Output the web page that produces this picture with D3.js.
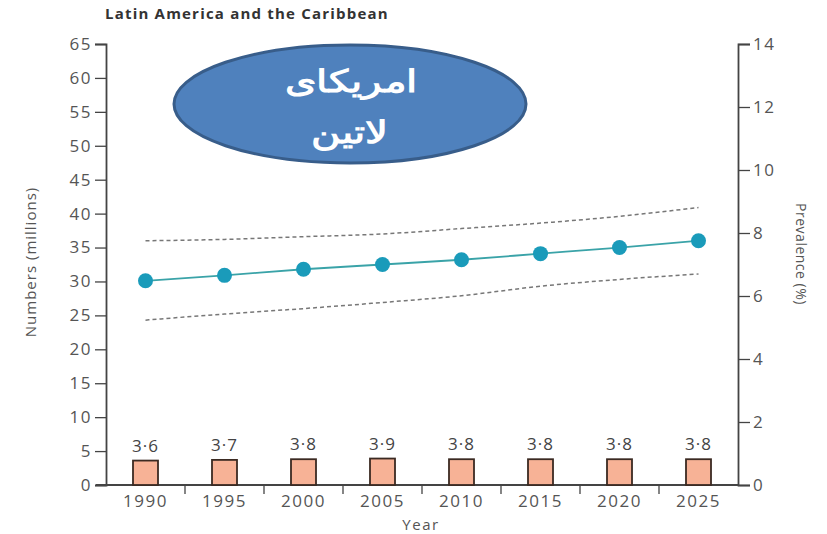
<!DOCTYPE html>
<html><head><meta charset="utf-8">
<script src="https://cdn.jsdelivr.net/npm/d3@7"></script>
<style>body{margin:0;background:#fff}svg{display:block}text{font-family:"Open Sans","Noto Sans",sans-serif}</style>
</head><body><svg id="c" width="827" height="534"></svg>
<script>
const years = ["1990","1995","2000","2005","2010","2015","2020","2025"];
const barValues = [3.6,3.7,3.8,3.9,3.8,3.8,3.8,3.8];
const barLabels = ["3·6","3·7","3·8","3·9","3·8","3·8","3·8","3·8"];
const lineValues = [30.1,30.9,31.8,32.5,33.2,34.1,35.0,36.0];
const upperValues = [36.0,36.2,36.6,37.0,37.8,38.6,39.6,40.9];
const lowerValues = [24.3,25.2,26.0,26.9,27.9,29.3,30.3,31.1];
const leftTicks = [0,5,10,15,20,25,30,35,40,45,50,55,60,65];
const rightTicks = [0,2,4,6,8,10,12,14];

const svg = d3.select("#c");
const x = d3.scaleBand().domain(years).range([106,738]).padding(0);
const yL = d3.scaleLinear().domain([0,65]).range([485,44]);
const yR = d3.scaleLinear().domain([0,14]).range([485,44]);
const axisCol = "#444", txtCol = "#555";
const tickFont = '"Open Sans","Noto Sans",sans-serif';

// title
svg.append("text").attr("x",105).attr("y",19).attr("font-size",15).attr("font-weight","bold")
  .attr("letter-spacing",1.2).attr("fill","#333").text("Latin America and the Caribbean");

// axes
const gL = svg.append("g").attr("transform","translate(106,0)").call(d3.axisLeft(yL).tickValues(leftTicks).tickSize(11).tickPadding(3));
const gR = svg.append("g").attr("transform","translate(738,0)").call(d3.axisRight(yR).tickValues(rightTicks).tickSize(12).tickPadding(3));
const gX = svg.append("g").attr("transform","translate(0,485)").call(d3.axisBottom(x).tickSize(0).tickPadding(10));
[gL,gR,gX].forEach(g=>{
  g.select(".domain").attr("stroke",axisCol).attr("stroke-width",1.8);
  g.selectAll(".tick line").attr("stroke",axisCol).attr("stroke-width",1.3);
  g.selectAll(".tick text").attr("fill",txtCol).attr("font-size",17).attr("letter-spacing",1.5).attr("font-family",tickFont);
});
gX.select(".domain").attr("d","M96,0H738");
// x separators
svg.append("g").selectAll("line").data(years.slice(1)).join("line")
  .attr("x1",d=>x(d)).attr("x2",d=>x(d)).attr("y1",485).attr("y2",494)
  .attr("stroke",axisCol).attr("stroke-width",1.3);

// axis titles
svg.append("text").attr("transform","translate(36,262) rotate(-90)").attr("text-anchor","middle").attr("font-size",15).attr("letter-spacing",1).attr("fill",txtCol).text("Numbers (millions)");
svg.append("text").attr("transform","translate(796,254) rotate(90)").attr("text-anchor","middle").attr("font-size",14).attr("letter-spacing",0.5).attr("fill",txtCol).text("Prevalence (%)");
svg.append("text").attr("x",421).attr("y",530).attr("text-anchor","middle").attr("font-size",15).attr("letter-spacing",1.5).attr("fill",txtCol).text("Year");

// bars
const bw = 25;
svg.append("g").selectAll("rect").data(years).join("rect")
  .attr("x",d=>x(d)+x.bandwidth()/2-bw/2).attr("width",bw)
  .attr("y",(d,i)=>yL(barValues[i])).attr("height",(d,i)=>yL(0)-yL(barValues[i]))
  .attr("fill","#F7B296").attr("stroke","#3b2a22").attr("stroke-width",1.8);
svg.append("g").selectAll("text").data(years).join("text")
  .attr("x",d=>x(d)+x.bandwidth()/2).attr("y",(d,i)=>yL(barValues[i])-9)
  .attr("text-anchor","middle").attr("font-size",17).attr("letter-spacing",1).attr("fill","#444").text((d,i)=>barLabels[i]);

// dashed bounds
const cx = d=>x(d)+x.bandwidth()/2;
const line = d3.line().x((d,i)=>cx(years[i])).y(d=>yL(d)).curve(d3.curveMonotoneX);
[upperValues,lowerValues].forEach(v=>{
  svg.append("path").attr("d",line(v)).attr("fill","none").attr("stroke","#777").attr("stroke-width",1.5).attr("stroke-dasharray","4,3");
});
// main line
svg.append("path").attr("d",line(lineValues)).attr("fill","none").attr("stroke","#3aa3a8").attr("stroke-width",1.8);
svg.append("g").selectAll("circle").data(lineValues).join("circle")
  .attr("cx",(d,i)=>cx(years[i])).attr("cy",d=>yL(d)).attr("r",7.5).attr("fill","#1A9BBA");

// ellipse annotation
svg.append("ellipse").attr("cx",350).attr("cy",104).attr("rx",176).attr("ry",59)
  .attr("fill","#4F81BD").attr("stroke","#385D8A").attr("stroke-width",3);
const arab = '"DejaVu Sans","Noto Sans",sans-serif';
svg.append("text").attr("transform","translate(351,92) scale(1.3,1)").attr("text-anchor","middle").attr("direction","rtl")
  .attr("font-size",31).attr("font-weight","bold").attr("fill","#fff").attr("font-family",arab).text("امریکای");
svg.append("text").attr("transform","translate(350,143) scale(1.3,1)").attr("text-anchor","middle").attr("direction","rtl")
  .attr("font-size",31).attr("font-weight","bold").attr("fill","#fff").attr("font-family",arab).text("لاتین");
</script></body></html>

TASK DESCRIPTION => Please repeat exactly the data above from its first line to the line that contains "America and the", inclusive, and leave every picture out.

EXERCISE ANSWER =>
Output the web page that produces this picture with D3.js.
<!DOCTYPE html>
<html><head><meta charset="utf-8">
<script src="https://cdn.jsdelivr.net/npm/d3@7"></script>
<style>body{margin:0;background:#fff}svg{display:block}text{font-family:"Open Sans","Noto Sans",sans-serif}</style>
</head><body><svg id="c" width="827" height="534"></svg>
<script>
const years = ["1990","1995","2000","2005","2010","2015","2020","2025"];
const barValues = [3.6,3.7,3.8,3.9,3.8,3.8,3.8,3.8];
const barLabels = ["3·6","3·7","3·8","3·9","3·8","3·8","3·8","3·8"];
const lineValues = [30.1,30.9,31.8,32.5,33.2,34.1,35.0,36.0];
const upperValues = [36.0,36.2,36.6,37.0,37.8,38.6,39.6,40.9];
const lowerValues = [24.3,25.2,26.0,26.9,27.9,29.3,30.3,31.1];
const leftTicks = [0,5,10,15,20,25,30,35,40,45,50,55,60,65];
const rightTicks = [0,2,4,6,8,10,12,14];

const svg = d3.select("#c");
const x = d3.scaleBand().domain(years).range([106,738]).padding(0);
const yL = d3.scaleLinear().domain([0,65]).range([485,44]);
const yR = d3.scaleLinear().domain([0,14]).range([485,44]);
const axisCol = "#444", txtCol = "#555";
const tickFont = '"Open Sans","Noto Sans",sans-serif';

// title
svg.append("text").attr("x",105).attr("y",19).attr("font-size",15).attr("font-weight","bold")
  .attr("letter-spacing",1.2).attr("fill","#333").text("Latin America and the Caribbean");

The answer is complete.